Hoy quedan pocas porterías. Así, estos personajes desaparecen. Las unas cuantas que aún sobreviven en algunas de las codiciadas viviendas de conserje se ocupan del va y viene matinal de los basureros de los edificios vecinos.
En el laberinto de callejuelas que forman el barrio de Maubert y sus próximos alrededores, puede verse trotar con su paso menudo a una mujercita delgada, frágil, de edad indefinible, acaso ha pasado la sesentena, quien atraviesa con rapidez las calles que recorre sin volver la cabeza.

Cuando no acompaña y sostiene con su brazo a una anciana, tiene en su mano la correa de dos cuatro perros, de talla y raza diferentes: la obedecen como a su verdadera dueña.

Son los perros que pasea por las tardes, al caer la noche, con los ojos entrecerrados no se sabe si del insomne o del sonámbulo.

A esas horas ya no escucha. Anda dormida. Al alba, después de unas horas de sueño, puede oírse su voz fuerte, generosa, en cuanto da vuelta en la esquina. El desparpajo de la voz de la Carmen, de la ópera de Georges Bizet.

Ella se llama también Carmen. De origen español. Llegó a París adolescente, en busca de trabajo. ¿Cómo no iba a encontrarlo con su carácter amable y risueño, su canto que canta en las madrugadas para anunciar la luz en cada patio del barrio, su generosidad: ella, tan pobre ayudando a pobres y a ricas señoras del barrio?

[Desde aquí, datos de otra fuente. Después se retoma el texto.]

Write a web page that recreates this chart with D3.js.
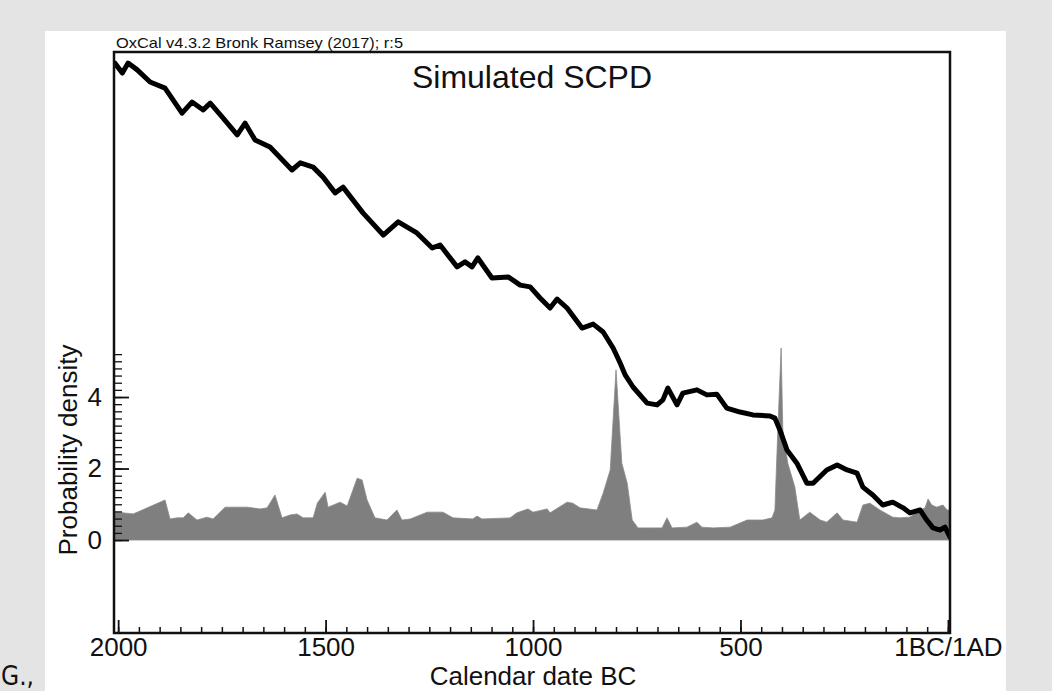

Carmen conoce la historia de la vida en sus edificios como si fuera la suya y las historias de sus habitantes como la propia. La narra con picardía, siempre con benevolencia. La suya, su vida, es una larga leyenda.

El domingo, peinada, con aretes, collar y sombrero, me invitó un cardinal. Le dije que era yo quien la invitaba. Traía sólo dos perros. Dudó. No me iba a desairar, le dije.

Ya sentadas a una mesa, ella con su bebida de grosella negra y vino tinto, lujo de sus domingos, me preguntó qué edad le calculaba.

Alrededor de 60, dije. Se rió y me confesó con orgullo y coquetería: ochenta y un poquito más.

No pude menos de pensar que el tiempo debe amarla con pasión para aceptar cederla a la eternidad.